In 1940, the mathematician G. H. Hardy (1877–1947) published A Mathematician's Apology. The book’s title may sound peculiar, but Hardy, a mathematician with a classical education, used the term “apology'” in its original sense of explanation, not contrition: the book explained why someone would want to be a mathematician. Hardy gave a number of reasons, one of which was that “the great bulk of higher mathematics is useless” [Hardy 1940, p. 58].
Hardy's attitude should be set in its historical context: He wrote those words at the beginning of World War II. Thus, he took solace in the fact that while applied mathematics “facilitates . . . modern, scientific, ‘total’ war” [Hardy 1940, p. 61], someone engaged in pure mathematics could have a clear conscience: “No one has yet discovered any warlike purpose to be served by the theory of numbers or relativity” [Hardy 1940, p. 60].
Of course, Hardy was wrong.
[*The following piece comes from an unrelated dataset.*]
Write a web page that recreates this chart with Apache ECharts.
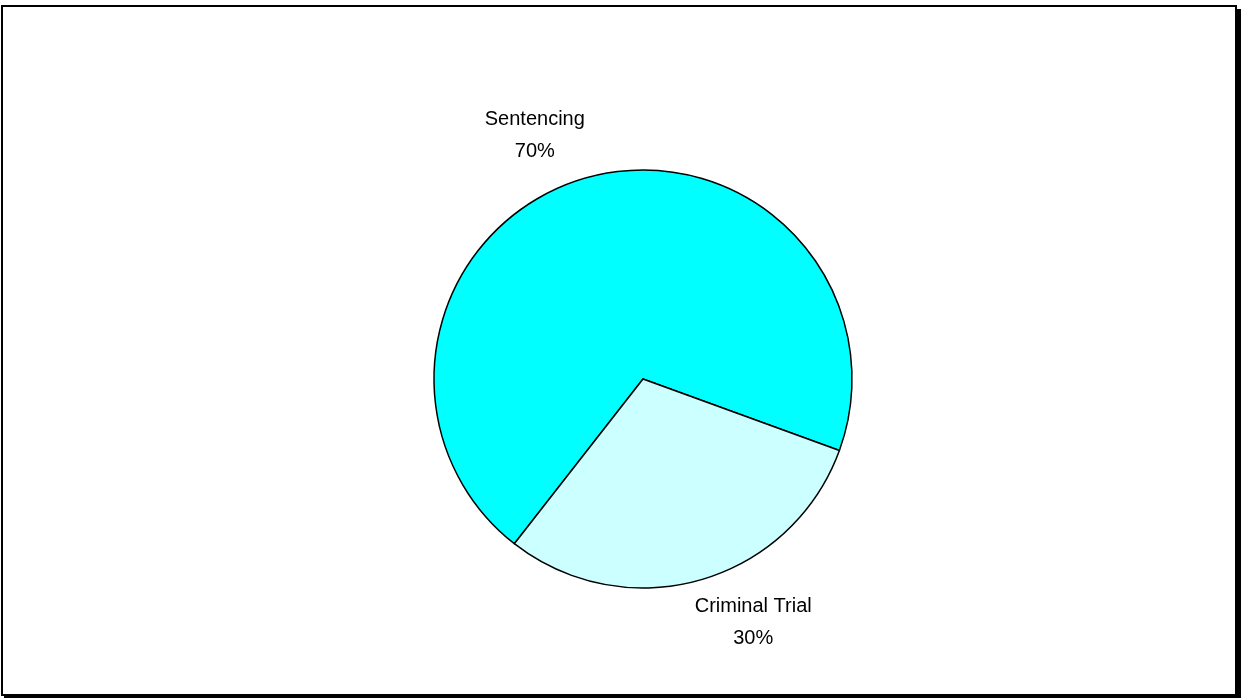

Relativity makes GPS-guided “smart” bombs possible, and number theory is the basis for ransomware attacks on vital information. Indeed, one would be hard-pressed to find any subject that hasn't been conscripted for warlike purposes. The best we can hope for is that the good outweighs the bad; failing that, we can only hope that mathematics can be used to mitigate the harm.
In fact, even before Hardy wrote those words, abstract algebra—another “useless” area of mathematics according to Hardy—was being used in the war effort. In the early 1930s three Polish mathematicians, Marian Rejewski (1905–1980), Henryk Zygalski (1908–1978), and Jerzy Róẓycki (1909–1942), used the theory of permutations to break the encryption system used by the German military. After the invasion of Poland, the three scattered to different parts of free Europe to continue the fight against the Nazis. Their work was picked up by codebreakers at Bletchley Park where, most famously, a group including Alan Turing (1912–1954) built the “bombe,” an electromechanical computer that assisted in the codebreaking effort.[1]
In the activities presented in this article, we'll take a look at the Enigma machine and the role abstract algebra played in breaking its cryptographic system.
Figure 1. Left to right: Polish mathematicians Henryk Zygalski, Jerzy Róẓycki, and Marian Rejewski during a walk
at the University of Poznań in 1932. Adam Mickiewicz University (formerly the University of Poznań), public domain.
[1] Sadly, Róẓycki died when a ship carrying him and several other cryptographers sank in the Mediterranean. Zygalski and Rejewski eventually made it to England, but due to some particularly stupid bureaucratic decisions, they were prohibited from working at Bletchley Park.